David L. Hough, attorney and canal official, attended Middlebury College in his native Vermont. Following his graduation in 1839, he taught school in Alabama for several years while reading law. Hough qualified at the bar in 1842 and commenced a legal practice that same year in Quincy, Illinois. Six years later he settled in La Salle County, where he worked as manager and collector of the Illinois and Michigan Canal. Hough continued to work for the canal until 1868, when he returned to the legal profession. At the time of the 1860 census, he owned real estate valued at $30,000, and possessed $1,000 in personal property. Hough, an abolitionist, ran unsuccessfully for the Illinois House of Representatives in 1850. He identified as a Free Democrat, then became a Republican upon the organization of the party, and represented La Salle County at the 1856 Illinois Anti-Nebraska Convention and at the 1860 Illinois Republican Convention. On the advent of the Civil War, he supported union. Hough registered for the draft in the Sixth Congressional District but did not serve in the war. He married Elizabeth (Eliza) Martin and was survived by three sons at the time of his death in Hinsdale, Illinois.

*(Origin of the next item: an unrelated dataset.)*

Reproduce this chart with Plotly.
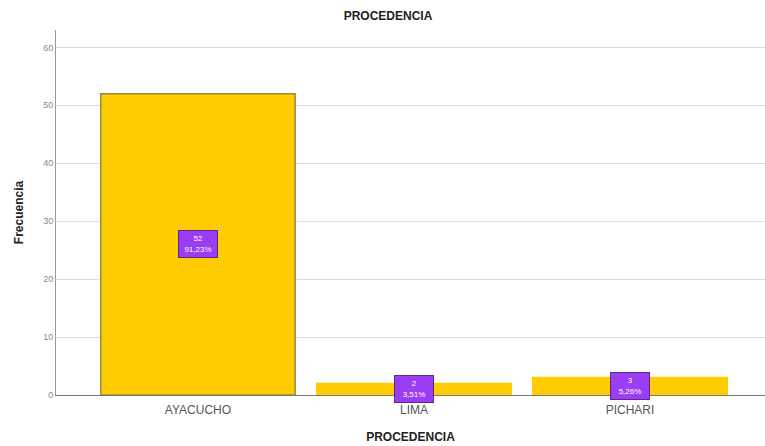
import plotly.graph_objects as go

# Frequency of respondents by place of origin
categorias = ["AYACUCHO", "LIMA", "PICHARI"]
frecuencias = [52, 2, 3]
porcentajes = ["91,23%", "3,51%", "5,26%"]

bar_color = "#FFCC00"
label_bg = "#9B3DF2"

fig = go.Figure()
fig.add_trace(go.Bar(
    x=categorias,
    y=frecuencias,
    width=0.9,
    marker=dict(color=bar_color,
                line=dict(color=["#9C8A3C", bar_color, bar_color], width=1.5)),
    hoverinfo="x+y",
))

# Count / percent boxes at mid-height of each bar
for cat, val, pct in zip(categorias, frecuencias, porcentajes):
    fig.add_annotation(
        x=cat, y=val / 2, xref="x", yref="y",
        text=f"{val}<br>{pct}",
        showarrow=False,
        font=dict(family="Liberation Sans, Arial", size=8, color="white"),
        bgcolor=label_bg, bordercolor="#5A2A8A", borderwidth=1,
        borderpad=2, width=34, height=22, align="center",
    )

fig.update_layout(
    width=765, height=446,
    margin=dict(l=56, r=0, t=30, b=51),
    paper_bgcolor="white", plot_bgcolor="white",
    showlegend=False,
    font=dict(family="Liberation Sans, Arial", color="#333"),
    title=dict(text="<b>PROCEDENCIA</b>", x=388 / 765, xref="container",
               xanchor="center", y=1 - 16 / 446, yref="container", yanchor="middle",
               font=dict(size=12, color="#222")),
    bargap=0.1,
)

fig.update_xaxes(
    range=[-0.657, 2.625],
    showline=True, linecolor="#777", linewidth=1,
    showgrid=False, ticks="",
    ticklabelstandoff=4,
    tickfont=dict(size=12, color="#555"),
    title=dict(text="<b>PROCEDENCIA</b>", font=dict(size=12, color="#222"), standoff=16),
)
fig.update_yaxes(
    range=[0, 63],
    tickvals=[0, 10, 20, 30, 40, 50, 60],
    showline=True, linecolor="#999", linewidth=1,
    showgrid=True, gridcolor="#DDDDDD", gridwidth=1,
    zeroline=False, ticks="",
    tickfont=dict(size=9, color="#888"),
    title=dict(text="<b>Frecuencia</b>", font=dict(size=12, color="#222"), standoff=16),
)

fig.write_html("out.html")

The Undergraduate 16 (December 1890), 38-39; The Ottawa Free Trader (IL), 12 May 1848, 2:3; 16 November 1850, 3:1-2; 24 May 1890, 3:3; U.S. Census Office, Seventh Census of the United States (1850), La Salle County, IL, 220; John Clayton, comp., The Illinois Fact Book and Historical Almanac, 1673-1968 (Carbondale: Southern Illinois University Press, 1970), 218; Victor B. Howard, “The Illinois Republican Party: Part I: A Party Organizer for the Republicans in 1854,” Journal of the Illinois State Historical Society 64 (Summer 1971): 137, 139; The Alton Weekly Courier (IL), 5 June 1856, 2:1; U.S. Census Office, Eighth Census of the United States (1860), La Salle, La Salle County, IL, 509; Wayne C. Temple, “Delegates to the Illinois State Republican Nominating Convention in 1860,” Journal of the Illinois State Historical Society 92 (Autumn 1999), 294; U.S., Civil War Draft Registrations Records, 1863-1865 (Lehi, UT: Ancestry.com Operations, 2010); The Chicago Tribune (IL), 22 May 1890, 3:5.